The role played by the ISI in the sphere of national planning has been no less commendable either. In 1940, Jawaharlal Nehru asked Mahalanobis to prepare a statistical commentary on the reports of the National Planning Committee. Nehru visited the ISI in 1946. Impressed with the activities and performance of the institute, he started to take a keen interest in it. In 1949, Nehru asked Mahalanobis to work as the honorary statistical advisor to his cabinet. This resulted in closer connection of the ISI withnational planning activities, and on March 17, 1955, Mahalanobis submitted to the union government the draft plan-frame, which was accepted as the basis for the formulation of the second Five-Year Plan of India.

The institute was declared as an institution of national importance by an Act of the parliament in 1959 and was vested with powers to hold such examinations and to confer such degrees and diplomas in Statistics as may be determined by the institute from time to time. Following this, the ISI, in collaboration with the International Statistical Institute, established an International Statistical Education Centre (ISEC) in Calcutta in 1950.

On August 16, 1960, the ISI initiated the courses in Statistics leading to B. Stat. and M. Stat. degrees. JBS Haldane, along with Mahalanobis, drafted the structure of these courses. The institute’s structure, philosophy and activities won international acclaim to the extent that when the first Institute of Statistics was set up in the United States of America by Gertrude Cox, the Indian Statistical Institute was used as its model.
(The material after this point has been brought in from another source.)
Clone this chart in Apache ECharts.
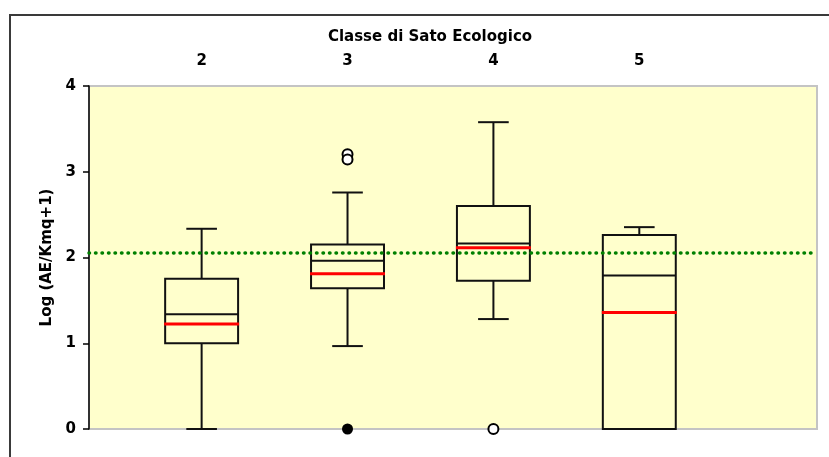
<!DOCTYPE html>
<html>
<head>
<meta charset="utf-8">
<script src="https://cdn.jsdelivr.net/npm/echarts@6/dist/echarts.min.js"></script>
<style>
    html, body { margin: 0; padding: 0; background: #fff; }
    #chart { width: 829px; height: 457px; }
</style>
</head>
<body>
<div id="chart"></div>
<script>
// Classe di Sato Ecologico
const categories = [2, 3, 4, 5]
const whiskerLow = [0, 0.967, 1.282, 0]
const q1 = [0.999, 1.64, 1.728, 0]
const median = [1.337, 1.962, 2.164, 1.791]
const q3 = [1.752, 2.153, 2.6, 2.261]
const whiskerHigh = [2.335, 2.758, 3.578, 2.354]
const mean = [1.224, 1.81, 2.113, 1.36]
const outliers = [[3, 3.205], [3, 3.143], [4, 0]]
const extremes = [[3, 0]]
const refValue = 2.06
const yTicks = [0, 1, 2, 3, 4]

const boxData = categories.map((c, i) => [c, whiskerLow[i], q1[i], median[i], q3[i], whiskerHigh[i], mean[i]])

const FONT = 'DejaVu Sans'
const INK = '#111'

function renderBox(params, api) {
    const x = api.value(0)
    const y = (dim) => api.coord([x, api.value(dim)])[1]
    const cx = api.coord([x, 0])[0]
    const bw = api.size([0.5, 0])[0]
    const cw = api.size([0.21, 0])[0]
    const yLo = y(1), yQ1 = y(2), yMed = y(3), yQ3 = y(4), yHi = y(5), yMean = y(6)
    const line = { stroke: INK, lineWidth: 2 }
    return {
        type: 'group',
        children: [
            { type: 'line', shape: { x1: cx, y1: yHi, x2: cx, y2: yQ3 }, style: line },
            { type: 'line', shape: { x1: cx, y1: yQ1, x2: cx, y2: yLo }, style: line },
            { type: 'line', shape: { x1: cx - cw / 2, y1: yHi, x2: cx + cw / 2, y2: yHi }, style: line },
            { type: 'line', shape: { x1: cx - cw / 2, y1: yLo, x2: cx + cw / 2, y2: yLo }, style: line },
            { type: 'rect', shape: { x: cx - bw / 2, y: yQ3, width: bw, height: yQ1 - yQ3 }, style: { fill: 'none', stroke: INK, lineWidth: 2 } },
            { type: 'line', shape: { x1: cx - bw / 2, y1: yMed, x2: cx + bw / 2, y2: yMed }, style: line },
            { type: 'line', shape: { x1: cx - bw / 2 - 1, y1: yMean, x2: cx + bw / 2 + 1, y2: yMean }, style: { stroke: '#ff0000', lineWidth: 3 } },
        ],
    }
}

const chart = echarts.init(document.getElementById('chart'))

chart.setOption({
    animation: false,
    title: {
        text: 'Classe di Sato Ecologico',
        left: 425,
        top: 25,
        textAlign: 'center',
        textStyle: { fontFamily: FONT, fontSize: 15, fontWeight: 'bold', color: '#000' },
    },
    graphic: [
        {
            type: 'rect',
            z: -10,
            shape: { x: 10, y: 15, width: 840, height: 470 },
            style: { fill: 'none', stroke: '#3a3a3a', lineWidth: 2 },
        },
    ],
    grid: {
        left: 89,
        right: 12,
        top: 86,
        bottom: 28,
        show: true,
        backgroundColor: '#ffffcc',
        borderColor: '#c4c4c4',
        borderWidth: 2,
    },
    xAxis: {
        type: 'value',
        position: 'top',
        min: 1.228,
        max: 6.218,
        axisLine: { show: false },
        axisTick: { show: false },
        splitLine: { show: false },
        axisLabel: {
            customValues: categories,
            margin: 17,
            color: '#000',
            fontFamily: FONT,
            fontSize: 15,
            fontWeight: 'bold',
        },
    },
    yAxis: {
        type: 'value',
        min: 0,
        max: 4,
        interval: 1,
        name: 'Log (AE/Kmq+1)',
        nameLocation: 'middle',
        nameGap: 34,
        nameRotate: 90,
        nameTextStyle: { fontFamily: FONT, fontSize: 15, fontWeight: 'bold', color: '#000' },
        axisLine: { show: true, lineStyle: { color: '#000', width: 1.5 } },
        axisTick: { show: true, length: 6, lineStyle: { color: '#000', width: 1.5 } },
        splitLine: { show: false },
        axisLabel: {
            customValues: yTicks,
            margin: 13,
            color: '#000',
            fontFamily: FONT,
            fontSize: 15,
            fontWeight: 'bold',
        },
    },
    series: [
        {
            name: 'box',
            type: 'custom',
            renderItem: renderBox,
            encode: { x: 0, y: [1, 2, 3, 4, 5, 6] },
            data: boxData,
            z: 3,
        },
        {
            name: 'outliers',
            type: 'scatter',
            data: outliers,
            symbol: 'circle',
            symbolSize: 10,
            itemStyle: { color: '#fff', borderColor: '#000', borderWidth: 2, opacity: 1 },
            z: 5,
            markLine: {
                silent: true,
                symbol: 'none',
                label: { show: false },
                lineStyle: { color: '#008000', width: 3.5, type: [0.5, 6], cap: 'round' },
                data: [{ yAxis: refValue }],
                z: 6,
            },
        },
        {
            name: 'extremes',
            type: 'scatter',
            data: extremes,
            symbol: 'circle',
            symbolSize: 11,
            itemStyle: { color: '#000', opacity: 1 },
            z: 5,
        },
    ],
})
</script>
</body>
</html>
Perhaps this is the only occasion when a developing country has been taken as a model by a developed country.

By the end of the first three decades after its formation, not only was the ISI on solid ground, but Statistics also gained recognition as a key technology. The next three decades witnessed a tremendous diversification of the activities of the institute. In addition to the research work on sample surveys and design of experiments, research in multivariate analysis, statistical inference and probability gained tremendous momentum. Research work on Mathematics, especisally related to solving intricate technical problems in probability and statistics, also became a focal theme of the ISI. This resulted in pioneering developments in the area of linear algebra, particularly in generalised inverses of matrices.

Thus, we may well say, the ISI, which foresaw and established a symbiotic relationship between statistics and other branches of science, has over this long period of 75 years maintained just the same kind of relationship with the state and the society while all along the guiding inspiration has been the early visionary-Prasanta Chandra Mahalanobis.